Target, ein Akronym, das selbst in den Notenbanken kaum jemand kannte: Bis Hans-Werner Sinn eine Beobachtung in der Bundesbankbilanz von Helmut Schlesinger aufgriff, dem früheren Präsidenten der Deutschen Bundesbank. „Die politische Brisanz, die hinter diesen Zahlen steckte, wurde zunächst weder von der Bundesbank noch von der EZB erkannt“, sagt Jürgen Stark, der frühere Chefvolkswirt der EZB. „In der ihm eigenen Beharrlichkeit, Leidenschaft und Konsequenz kniete sich Sinn in die Target-Problematik hinein. Pointiert und zum Teil aggressiv argumentierend, mobilisierte er die Öffentlichkeit. Plötzlich wurde klar, dass die Haftungsrisiken aus Target für die europäischen, insbesondere die deutschen Steuerzahler dem Umfang der Rettungsschirme noch hinzugerechnet werden müssen.“ Stark schildert, wie von ihm als Mitglied des EZB-Direktoriums und zugleich Stellvertretender Vorsitzender des Ifo-Verwaltungsrats erwartet wurde, in der Target-Debatte beim Ifo zu intervenieren, weil das Institut ja staatlich finanziert sei und nicht gegen das politische Interesse des Geldgebers agieren dürfe. Das wirft nicht nur ein Schlaglicht auf unterschiedliche politische Kulturen, sondern gibt ein Gefühl dafür, welchen Widerständen und Anfeindungen Kritiker der Rettung um jeden Preis ausgesetzt sind. Stark sagt: „Zu Recht steht für Sinn die Target-Falle synonym für den Rettungswahn, der die Politik des Eurogebiets 2010/2011 befallen hatte. Man handelte in Panik. Risiken wurden mit der Übernahme von noch größeren Risiken nach dem Motto bekämpft: Was auch immer erforderlich, was auch immer es kostet. Die nationale Eigenverantwortung für die öffentlichen Haushalte ging in gegenseitiger Haftung auf.“
Auch zur Willkommenspolitik und dem Kontrollverlust an Deutschlands Grenzen fand Hans-Werner Sinn klare Worte: „Jedes Fabrikgelände ist durch Schranken und Zäune geschützt. Auch Staaten müssen sich vor einer unberechtigten Zuwanderung schützen.“ In einem seiner Gastbeiträge für die F.A.Z. stellt er anderslautende Studien richtig. Bei Berücksichtigung sämtlicher Aktivitäten der Migranten ergibt sich ökonomisch eine Negativbilanz für den deutschen Staat. Nach Abwägen der ökonomischen Vor- und Nachteile kommt er zum Schluss: „So wie die Zuwanderung läuft, läuft sie falsch.“ Deshalb griffen ihn Teile der Medien und der Öffentlichkeit auf diffamierende Weise an. Dabei ist er gar nicht gegen Migration. Aber er sieht auch die unerwünschten Begleiterscheinungen und warnt vor ungesteuerter Zuwanderung, weil Länder wie Deutschland, die über das Staatsbudget stark umverteilen, tendenziell mehr geringqualifizierte Migranten anziehen könnten, als ökonomisch ratsam wäre. Sinn, dessen Argumente auf der Klubgüter-Theorie basieren, schlägt deshalb vor, Migranten erst einmal nicht den vollen Zugang zu staatlichen Transfers zu geben, um Zuwanderung in Arbeitslosigkeit oder den Sozialtransfers zu vermeiden.

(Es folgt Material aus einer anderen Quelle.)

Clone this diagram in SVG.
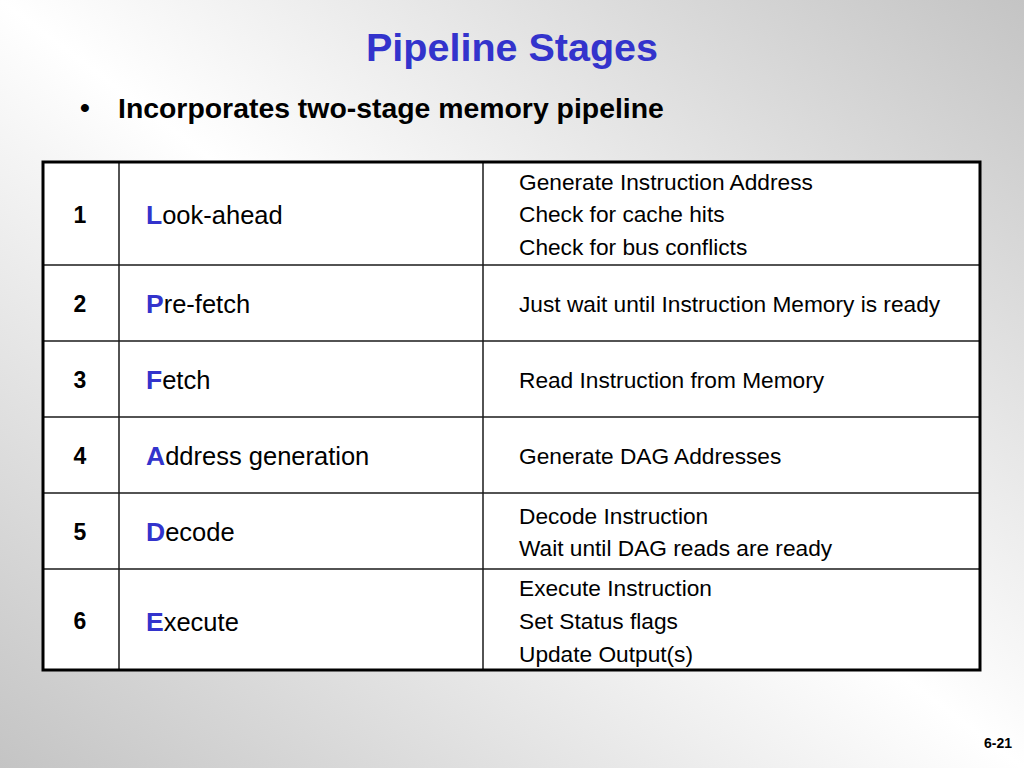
<svg xmlns="http://www.w3.org/2000/svg" width="1024" height="768" viewBox="0 0 1024 768">
<defs>
<linearGradient id="bg" x1="1" y1="0" x2="0" y2="1">
<stop offset="0" stop-color="#c4c4c4"/>
<stop offset="0.5" stop-color="#ffffff"/>
<stop offset="1" stop-color="#c4c4c4"/>
</linearGradient>
<style>
.t{font-family:"Liberation Sans",Arial,sans-serif;}
.num{font-family:"Liberation Sans",Arial,sans-serif;font-weight:bold;font-size:23px;text-anchor:middle;fill:#000;}
.name{font-family:"Liberation Sans",Arial,sans-serif;font-size:25.5px;fill:#000;}
.ini{font-weight:bold;fill:#3333cc;font-size:26.5px;}
.desc{font-family:"Liberation Sans",Arial,sans-serif;font-size:22.7px;fill:#000;}
.grid{stroke:#1a1a1a;stroke-width:1.5;fill:none;}
</style>
</defs>
<rect x="0" y="0" width="1024" height="768" fill="url(#bg)"/>
<text class="t" x="512" y="61" font-size="39.5" font-weight="bold" fill="#3333cc" text-anchor="middle">Pipeline Stages</text>
<text class="t" x="80" y="117" font-size="28" font-weight="bold" fill="#000">•</text>
<text class="t" x="118" y="118" font-size="28.4" font-weight="bold" fill="#000">Incorporates two-stage memory pipeline</text>
<g id="table">
<rect x="43" y="162" width="937" height="508" fill="#ffffff"/>
<g class="grid">
<line x1="119" y1="162" x2="119" y2="670"/>
<line x1="483" y1="162" x2="483" y2="670"/>
<line x1="43" y1="265" x2="980" y2="265"/>
<line x1="43" y1="341" x2="980" y2="341"/>
<line x1="43" y1="417" x2="980" y2="417"/>
<line x1="43" y1="493" x2="980" y2="493"/>
<line x1="43" y1="569" x2="980" y2="569"/>
</g>
<rect x="43" y="162" width="937" height="508" fill="none" stroke="#000" stroke-width="3"/>
</g>
<g id="row1">
<text class="num" x="80" y="223">1</text>
<text class="name" x="146" y="224"><tspan class="ini">L</tspan>ook-ahead</text>
<text class="desc" x="519" y="190">Generate Instruction Address</text>
<text class="desc" x="519" y="222">Check for cache hits</text>
<text class="desc" x="519" y="255">Check for bus conflicts</text>
</g>
<g id="row2">
<text class="num" x="80" y="312">2</text>
<text class="name" x="146" y="313"><tspan class="ini">P</tspan>re-fetch</text>
<text class="desc" x="519" y="312">Just wait until Instruction Memory is ready</text>
</g>
<g id="row3">
<text class="num" x="80" y="388">3</text>
<text class="name" x="146" y="389"><tspan class="ini">F</tspan>etch</text>
<text class="desc" x="519" y="388">Read Instruction from Memory</text>
</g>
<g id="row4">
<text class="num" x="80" y="464">4</text>
<text class="name" x="146" y="465"><tspan class="ini">A</tspan>ddress generation</text>
<text class="desc" x="519" y="464">Generate DAG Addresses</text>
</g>
<g id="row5">
<text class="num" x="80" y="540">5</text>
<text class="name" x="146" y="541"><tspan class="ini">D</tspan>ecode</text>
<text class="desc" x="519" y="524">Decode Instruction</text>
<text class="desc" x="519" y="556">Wait until DAG reads are ready</text>
</g>
<g id="row6">
<text class="num" x="80" y="629">6</text>
<text class="name" x="146" y="631"><tspan class="ini">E</tspan>xecute</text>
<text class="desc" x="519" y="596">Execute Instruction</text>
<text class="desc" x="519" y="629">Set Status flags</text>
<text class="desc" x="519" y="662">Update Output(s)</text>
</g>
<text class="t" x="1012" y="748" font-size="14" font-weight="bold" fill="#000" text-anchor="end">6-21</text>
</svg>
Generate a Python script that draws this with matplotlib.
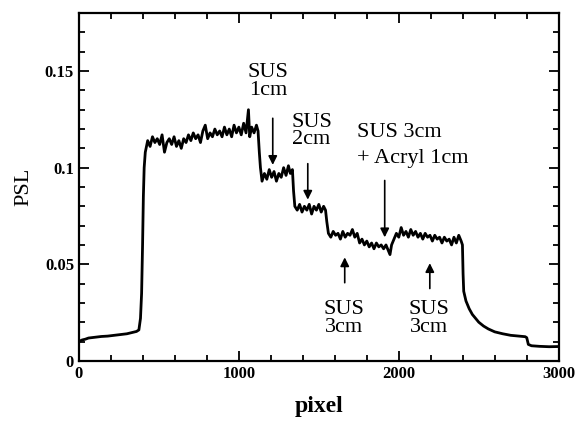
import matplotlib
matplotlib.use("Agg")
import matplotlib.pyplot as plt
from matplotlib.ticker import MultipleLocator

plt.rcParams['font.family'] = ['Liberation Serif', 'DejaVu Serif']

# profile (pixel, PSL)
px = [0, 20, 40, 60, 80, 100, 140, 180, 220, 260, 300, 340, 360, 375,
      385, 392, 398, 403, 408, 415, 425,
      430, 445, 460, 475, 490, 505, 520, 535, 550, 565, 580, 595, 610, 625, 640, 655,
      670, 685, 700, 715, 730, 745, 760, 775, 790, 805, 820, 835, 850, 865, 880, 895,
      910, 925, 940, 955, 970, 985, 1000, 1015, 1030, 1045, 1060, 1068, 1080, 1095,
      1110, 1120,
      1128, 1135, 1145, 1160, 1175, 1190, 1205, 1220, 1235, 1250, 1265, 1280, 1295,
      1310, 1322, 1335,
      1342, 1350, 1365, 1380, 1395, 1410, 1425, 1440, 1455, 1470, 1485, 1500, 1515,
      1530, 1542,
      1550, 1560, 1575, 1590, 1605, 1620, 1635, 1650, 1665, 1680, 1695, 1710, 1725,
      1740, 1755, 1770, 1785, 1800, 1815, 1830, 1845, 1860, 1875, 1890, 1905, 1920,
      1935, 1945, 1955, 1970, 1985, 2000, 2015, 2030, 2045, 2060, 2075, 2090, 2105,
      2120, 2135, 2150, 2165, 2180, 2195, 2210, 2225, 2240, 2255, 2270, 2285, 2300,
      2315, 2330, 2345, 2360, 2375, 2390, 2398,
      2402, 2406, 2420, 2440, 2460, 2480, 2500, 2530, 2560, 2600, 2650, 2700, 2750,
      2790, 2800, 2810, 2830, 2880, 2940, 3000]
psl = [0.0100, 0.0108, 0.0112, 0.0118, 0.0120, 0.0122, 0.0126, 0.0128, 0.0132, 0.0136, 0.0140, 0.0148, 0.0152, 0.0160,
       0.022, 0.035, 0.060, 0.085, 0.100, 0.108, 0.112,
       0.114, 0.111, 0.116, 0.113, 0.115, 0.112, 0.117, 0.108, 0.113, 0.115, 0.112, 0.116, 0.111, 0.114, 0.110, 0.115,
       0.113, 0.117, 0.114, 0.118, 0.115, 0.117, 0.113, 0.119, 0.122, 0.115, 0.118, 0.116, 0.120, 0.117, 0.119, 0.116,
       0.121, 0.117, 0.120, 0.116, 0.122, 0.118, 0.121, 0.117, 0.123, 0.118, 0.130, 0.116, 0.121, 0.118,
       0.122, 0.119,
       0.108, 0.100, 0.093, 0.097, 0.094, 0.099, 0.095, 0.098, 0.093, 0.097, 0.095, 0.100, 0.096,
       0.101, 0.097, 0.099,
       0.088, 0.080, 0.078, 0.081, 0.077, 0.080, 0.078, 0.081, 0.076, 0.080, 0.078, 0.081, 0.077,
       0.080, 0.078,
       0.072, 0.066, 0.064, 0.067, 0.065, 0.066, 0.063, 0.067, 0.064, 0.066, 0.065, 0.068, 0.064,
       0.066, 0.061, 0.063, 0.060, 0.062, 0.059, 0.061, 0.058, 0.061, 0.059, 0.060, 0.058, 0.060,
       0.057, 0.055, 0.060, 0.063, 0.066, 0.064, 0.069, 0.065, 0.067, 0.064, 0.068, 0.065, 0.067,
       0.064, 0.066, 0.063, 0.066, 0.064, 0.065, 0.062, 0.065, 0.063, 0.064, 0.061, 0.064, 0.062,
       0.063, 0.060, 0.064, 0.061, 0.065, 0.062, 0.060,
       0.045, 0.036, 0.031, 0.027, 0.024, 0.022, 0.020, 0.018, 0.0165, 0.015, 0.014, 0.0132, 0.0128,
       0.0125, 0.0120, 0.0085, 0.0078, 0.0075, 0.0073, 0.0074]

# labels: text, text position, arrow tail, arrow head
labels = ["SUS\n1cm", "SUS\n2cm", "SUS\n3cm", "SUS\n3cm"]
label_xy = [(1181, 0.1445), (1455, 0.1190), (1656, 0.0218), (2187, 0.0218)]
arrow_from = [(1212, 0.127), (1431, 0.1035), (1662, 0.039), (2194, 0.036)]
arrow_to = [(1212, 0.100), (1431, 0.082), (1662, 0.055), (2194, 0.052)]

fig = plt.figure(figsize=(5.76, 4.24), dpi=100)
ax = fig.add_axes([0.137, 0.149, 0.833, 0.820])
ax.plot(px, psl, color='black', lw=2.0)

for t, (tx, ty) in zip(labels, label_xy):
    ax.text(tx, ty, t, ha='center', va='center', fontsize=16, linespacing=0.9)
for a, b in zip(arrow_from, arrow_to):
    ax.annotate("", xy=b, xytext=a,
                arrowprops=dict(arrowstyle='-|>', color='black', lw=1.2, mutation_scale=13))

ax.text(1737, 0.1180, "SUS 3cm", ha='left', va='center', fontsize=16)
ax.text(1737, 0.1045, "+ Acryl 1cm", ha='left', va='center', fontsize=16)
ax.annotate("", xy=(1912, 0.0625), xytext=(1912, 0.0948),
            arrowprops=dict(arrowstyle='-|>', color='black', lw=1.2, mutation_scale=13))

ax.set_xlim(0, 3000)
ax.set_ylim(0, 0.18)
ax.set_xticks([0, 1000, 2000, 3000])
ax.set_xticklabels(["0", "1000", "2000", "3000"])
ax.set_yticks([0, 0.05, 0.1, 0.15])
ax.set_yticklabels(["0", "0.05", "0.1", "0.15"])
ax.xaxis.set_minor_locator(MultipleLocator(200))
ax.yaxis.set_minor_locator(MultipleLocator(0.01))
ax.tick_params(which='both', direction='in', top=True, right=True, width=1.3)
ax.tick_params(which='major', length=7, labelsize=12)
ax.tick_params(which='minor', length=4)
for lab in ax.get_xticklabels() + ax.get_yticklabels():
    lab.set_fontweight('bold')
for s in ax.spines.values():
    s.set_linewidth(1.6)

ax.set_xlabel("pixel", fontsize=17, fontweight='bold', labelpad=10)
ax.set_ylabel("PSL", fontsize=16, labelpad=8)

fig.savefig("out.png", dpi=100)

Wie Sinn über seine eigene Zunft denkt, verrät viel über ihn selbst: „Ich bin als politischer Ökonom angetreten, die Welt zu verbessern“, sagt er. Die älteren Ökonomen müssten sich um die Politik kümmern, findet er. Auch das sei Forschung, aber eben andere. „In der Jugend forscht man theoretisch-mathematisch, im Laufe der Zeit kommt man dann mehr an die politischen Themen heran“, sagt er. „Politische Fragen sind komplizierter. Es gibt da so viele institutionelle Fragen, dazu brauchen sie eine breite Erfahrung.“ Diese in die öffentliche Diskussion einzubringen, sieht er als seine Pflicht. Ökonomen würden nicht nur für selbstreferentielle Forschung bezahlt. „Der Betriebswirt dient dem Betrieb“, sagt Sinn, „der Volkswirt dient dem Volk.“
Der Artikel basiert auf einer Laudatio auf Hans-Werner Sinn aus Anlass der Verleihung Friedrich-List-Medaille.